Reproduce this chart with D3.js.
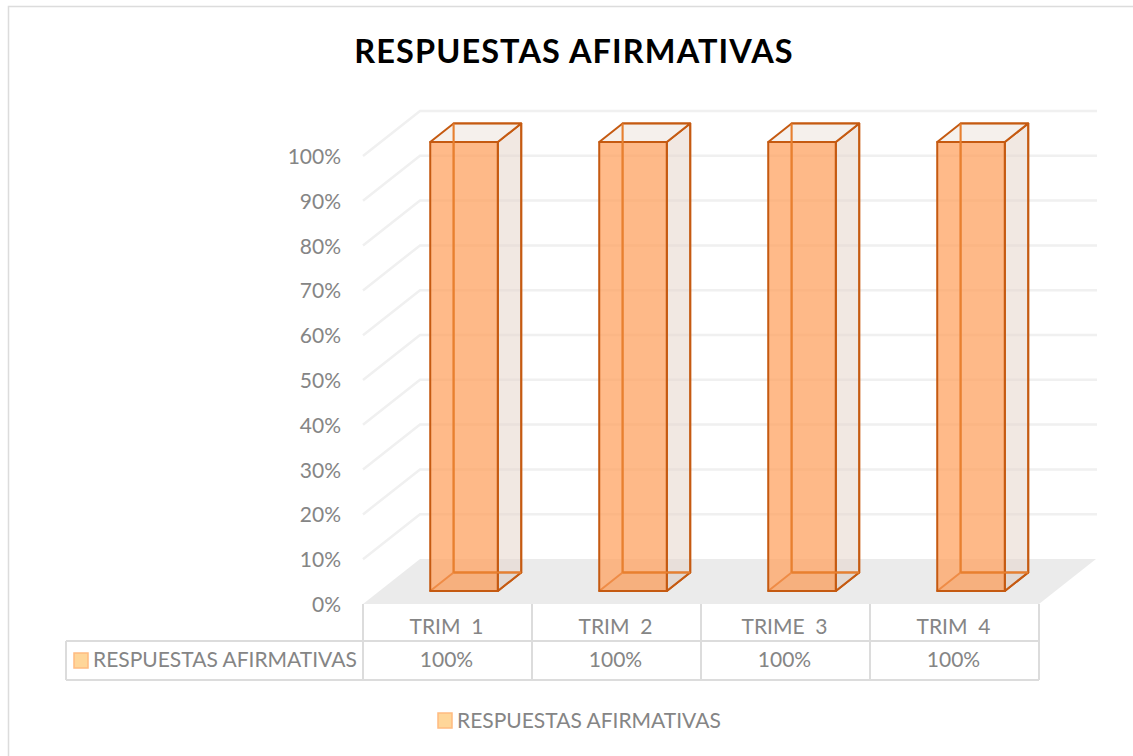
<!DOCTYPE html>
<html><head><meta charset="utf-8">
<script src="https://cdnjs.cloudflare.com/ajax/libs/d3/7.8.5/d3.min.js"></script>
<style>html,body{margin:0;padding:0;background:#fff}svg{display:block}text{font-family:Lato,"Open Sans",sans-serif}</style>
</head><body><svg id="c" width="1133" height="756"></svg>
<script>
const chartTitle = "RESPUESTAS AFIRMATIVAS";
const seriesName = "RESPUESTAS AFIRMATIVAS";
const categories = ["TRIM  1","TRIM  2","TRIME  3","TRIM  4"];
const values = [1,1,1,1];
const yTicks = [0,.1,.2,.3,.4,.5,.6,.7,.8,.9,1];

const svg = d3.select("#c");
const x = d3.scaleBand().domain(categories).range([363,1039]).paddingInner(.6).paddingOuter(.3);
const y = d3.scaleLinear().domain([0,1]).range([604,156]);
const dx = d3.scaleLinear().domain([0,1]).range([0,57]);
const dy = d3.scaleLinear().domain([0,1]).range([0,-45]);
const pct = d3.format(".0%");
const P = (px,py,d)=>[px+dx(d),py+dy(d)];
const pts = a=>a.map(p=>p.join(",")).join(" ");
const GRID="#f0f0f0", DARK="#c55a11", TXT="#858585", RULE="#dcdcdc";

// chart frame
svg.append("path").attr("d","M8.5,756V6.5H1133").attr("fill","none").attr("stroke",RULE).attr("stroke-width",1.5);

// title
svg.append("text").attr("x",574).attr("y",63).attr("text-anchor","middle")
  .attr("font-size",32.5).attr("font-weight",700).attr("letter-spacing",1.1).attr("fill","#000").text(chartTitle);

// gridlines
const xL=x.range()[0], xR=x.range()[1];
svg.append("g").selectAll("polyline").data(yTicks.slice(1)).join("polyline")
  .attr("points",t=>pts([[xL,y(t)],P(xL,y(t),1),[1097,y(t)+dy(1)]]))
  .attr("fill","none").attr("stroke",GRID).attr("stroke-width",2.5);

// floor
svg.append("polygon").attr("points",pts([[xL,y(0)],[xR,y(0)],P(xR,y(0),1),P(xL,y(0),1)])).attr("fill","#ebebeb");

// y axis labels
svg.append("g").selectAll("text").data(yTicks).join("text")
  .attr("x",341).attr("y",t=>y(t)+8).attr("text-anchor","end")
  .attr("font-size",21).attr("fill",TXT).text(pct);

// bars
const d0=.29,d1=.70;
const bars = svg.append("g").selectAll("g").data(categories.map((c,i)=>({c,v:values[i]}))).join("g");
const w=x.bandwidth();
const yb=d=>y(0), yt=d=>y(d.v)-1;
const face=(f,fill,op)=>bars.append("polygon").attr("points",d=>pts(f(d))).attr("fill",fill).attr("fill-opacity",op)
   .attr("stroke",DARK).attr("stroke-width",2).attr("stroke-linejoin","round");
const X=d=>x(d.c);
// back
face(d=>[P(X(d),yt(d),d1),P(X(d)+w,yt(d),d1),P(X(d)+w,yb(d),d1),P(X(d),yb(d),d1)],"#e8ddd6",.15);
// bottom
face(d=>[P(X(d),yb(d),d0),P(X(d)+w,yb(d),d0),P(X(d)+w,yb(d),d1),P(X(d),yb(d),d1)],"#c9bdb5",.35);
// right
face(d=>[P(X(d)+w,yt(d),d0),P(X(d)+w,yt(d),d1),P(X(d)+w,yb(d),d1),P(X(d)+w,yb(d),d0)],"#e6d6cc",.5);
// top
face(d=>[P(X(d),yt(d),d0),P(X(d)+w,yt(d),d0),P(X(d)+w,yt(d),d1),P(X(d),yt(d),d1)],"#f3ede8",.8);
// front
face(d=>[P(X(d),yt(d),d0),P(X(d)+w,yt(d),d0),P(X(d)+w,yb(d),d0),P(X(d),yb(d),d0)],"#ff9f5c",.72);
// inner vertical seen through the front
bars.append("line").attr("x1",d=>P(X(d),0,d1)[0]).attr("x2",d=>P(X(d),0,d1)[0])
  .attr("y1",d=>P(0,yt(d),d1)[1]).attr("y2",d=>P(0,yb(d),d1)[1]).attr("stroke","#e8802f").attr("stroke-width",2);
bars.append("line").attr("x1",d=>P(X(d),0,d1)[0]).attr("x2",d=>P(X(d)+w,0,d1)[0])
  .attr("y1",d=>P(0,yb(d),d1)[1]).attr("y2",d=>P(0,yb(d),d1)[1]).attr("stroke","#e8802f").attr("stroke-width",2);

// data table
const step=x.step();
const rowY=[604,641,680], tblL=66;
const tbl=svg.append("g").attr("stroke",RULE).attr("stroke-width",2).attr("fill","none");
const edges=d3.range(categories.length+1).map(i=>xL+i*step);
tbl.selectAll(".v").data(edges).join("line").attr("x1",e=>e).attr("x2",e=>e).attr("y1",rowY[0]).attr("y2",rowY[2]);
tbl.append("line").attr("x1",tblL).attr("x2",xR).attr("y1",rowY[1]).attr("y2",rowY[1]);
tbl.append("line").attr("x1",tblL).attr("x2",xR).attr("y1",rowY[2]).attr("y2",rowY[2]);
tbl.append("line").attr("x1",tblL).attr("x2",tblL).attr("y1",rowY[1]).attr("y2",rowY[2]);
categories.forEach((c,i)=>{
  const cx=edges[i]+step/2;
  svg.append("text").attr("x",cx-1).attr("y",634).attr("text-anchor","middle").style("white-space","pre").attr("font-size",21).attr("fill",TXT).text(c);
  svg.append("text").attr("x",cx-1).attr("y",667).attr("text-anchor","middle").attr("font-size",21).attr("fill",TXT).text(pct(values[i]));
});
const swatch=(sx,sy)=>svg.append("rect").attr("x",sx).attr("y",sy).attr("width",14).attr("height",15)
  .attr("fill","#ffd699").attr("stroke","#ffbb80").attr("stroke-width",1.5);
swatch(74,653);
svg.append("text").attr("x",93).attr("y",667).attr("font-size",21).attr("fill",TXT).text(seriesName);

// legend
swatch(438,713);
svg.append("text").attr("x",457).attr("y",728).attr("font-size",21).attr("fill",TXT).text(seriesName);
</script></body></html>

***

● **EXERCISE TASK**
Leave out the pictures and transcribe everything else exactly.

● **ANSWER TO THIS PROBLEM**
Reproduce this chart with D3.js.
<!DOCTYPE html>
<html><head><meta charset="utf-8">
<script src="https://cdnjs.cloudflare.com/ajax/libs/d3/7.8.5/d3.min.js"></script>
<style>html,body{margin:0;padding:0;background:#fff}svg{display:block}text{font-family:Lato,"Open Sans",sans-serif}</style>
</head><body><svg id="c" width="1133" height="756"></svg>
<script>
const chartTitle = "RESPUESTAS AFIRMATIVAS";
const seriesName = "RESPUESTAS AFIRMATIVAS";
const categories = ["TRIM  1","TRIM  2","TRIME  3","TRIM  4"];
const values = [1,1,1,1];
const yTicks = [0,.1,.2,.3,.4,.5,.6,.7,.8,.9,1];

const svg = d3.select("#c");
const x = d3.scaleBand().domain(categories).range([363,1039]).paddingInner(.6).paddingOuter(.3);
const y = d3.scaleLinear().domain([0,1]).range([604,156]);
const dx = d3.scaleLinear().domain([0,1]).range([0,57]);
const dy = d3.scaleLinear().domain([0,1]).range([0,-45]);
const pct = d3.format(".0%");
const P = (px,py,d)=>[px+dx(d),py+dy(d)];
const pts = a=>a.map(p=>p.join(",")).join(" ");
const GRID="#f0f0f0", DARK="#c55a11", TXT="#858585", RULE="#dcdcdc";

// chart frame
svg.append("path").attr("d","M8.5,756V6.5H1133").attr("fill","none").attr("stroke",RULE).attr("stroke-width",1.5);

// title
svg.append("text").attr("x",574).attr("y",63).attr("text-anchor","middle")
  .attr("font-size",32.5).attr("font-weight",700).attr("letter-spacing",1.1).attr("fill","#000").text(chartTitle);

// gridlines
const xL=x.range()[0], xR=x.range()[1];
svg.append("g").selectAll("polyline").data(yTicks.slice(1)).join("polyline")
  .attr("points",t=>pts([[xL,y(t)],P(xL,y(t),1),[1097,y(t)+dy(1)]]))
  .attr("fill","none").attr("stroke",GRID).attr("stroke-width",2.5);

// floor
svg.append("polygon").attr("points",pts([[xL,y(0)],[xR,y(0)],P(xR,y(0),1),P(xL,y(0),1)])).attr("fill","#ebebeb");

// y axis labels
svg.append("g").selectAll("text").data(yTicks).join("text")
  .attr("x",341).attr("y",t=>y(t)+8).attr("text-anchor","end")
  .attr("font-size",21).attr("fill",TXT).text(pct);

// bars
const d0=.29,d1=.70;
const bars = svg.append("g").selectAll("g").data(categories.map((c,i)=>({c,v:values[i]}))).join("g");
const w=x.bandwidth();
const yb=d=>y(0), yt=d=>y(d.v)-1;
const face=(f,fill,op)=>bars.append("polygon").attr("points",d=>pts(f(d))).attr("fill",fill).attr("fill-opacity",op)
   .attr("stroke",DARK).attr("stroke-width",2).attr("stroke-linejoin","round");
const X=d=>x(d.c);
// back
face(d=>[P(X(d),yt(d),d1),P(X(d)+w,yt(d),d1),P(X(d)+w,yb(d),d1),P(X(d),yb(d),d1)],"#e8ddd6",.15);
// bottom
face(d=>[P(X(d),yb(d),d0),P(X(d)+w,yb(d),d0),P(X(d)+w,yb(d),d1),P(X(d),yb(d),d1)],"#c9bdb5",.35);
// right
face(d=>[P(X(d)+w,yt(d),d0),P(X(d)+w,yt(d),d1),P(X(d)+w,yb(d),d1),P(X(d)+w,yb(d),d0)],"#e6d6cc",.5);
// top
face(d=>[P(X(d),yt(d),d0),P(X(d)+w,yt(d),d0),P(X(d)+w,yt(d),d1),P(X(d),yt(d),d1)],"#f3ede8",.8);
// front
face(d=>[P(X(d),yt(d),d0),P(X(d)+w,yt(d),d0),P(X(d)+w,yb(d),d0),P(X(d),yb(d),d0)],"#ff9f5c",.72);
// inner vertical seen through the front
bars.append("line").attr("x1",d=>P(X(d),0,d1)[0]).attr("x2",d=>P(X(d),0,d1)[0])
  .attr("y1",d=>P(0,yt(d),d1)[1]).attr("y2",d=>P(0,yb(d),d1)[1]).attr("stroke","#e8802f").attr("stroke-width",2);
bars.append("line").attr("x1",d=>P(X(d),0,d1)[0]).attr("x2",d=>P(X(d)+w,0,d1)[0])
  .attr("y1",d=>P(0,yb(d),d1)[1]).attr("y2",d=>P(0,yb(d),d1)[1]).attr("stroke","#e8802f").attr("stroke-width",2);

// data table
const step=x.step();
const rowY=[604,641,680], tblL=66;
const tbl=svg.append("g").attr("stroke",RULE).attr("stroke-width",2).attr("fill","none");
const edges=d3.range(categories.length+1).map(i=>xL+i*step);
tbl.selectAll(".v").data(edges).join("line").attr("x1",e=>e).attr("x2",e=>e).attr("y1",rowY[0]).attr("y2",rowY[2]);
tbl.append("line").attr("x1",tblL).attr("x2",xR).attr("y1",rowY[1]).attr("y2",rowY[1]);
tbl.append("line").attr("x1",tblL).attr("x2",xR).attr("y1",rowY[2]).attr("y2",rowY[2]);
tbl.append("line").attr("x1",tblL).attr("x2",tblL).attr("y1",rowY[1]).attr("y2",rowY[2]);
categories.forEach((c,i)=>{
  const cx=edges[i]+step/2;
  svg.append("text").attr("x",cx-1).attr("y",634).attr("text-anchor","middle").style("white-space","pre").attr("font-size",21).attr("fill",TXT).text(c);
  svg.append("text").attr("x",cx-1).attr("y",667).attr("text-anchor","middle").attr("font-size",21).attr("fill",TXT).text(pct(values[i]));
});
const swatch=(sx,sy)=>svg.append("rect").attr("x",sx).attr("y",sy).attr("width",14).attr("height",15)
  .attr("fill","#ffd699").attr("stroke","#ffbb80").attr("stroke-width",1.5);
swatch(74,653);
svg.append("text").attr("x",93).attr("y",667).attr("font-size",21).attr("fill",TXT).text(seriesName);

// legend
swatch(438,713);
svg.append("text").attr("x",457).attr("y",728).attr("font-size",21).attr("fill",TXT).text(seriesName);
</script></body></html>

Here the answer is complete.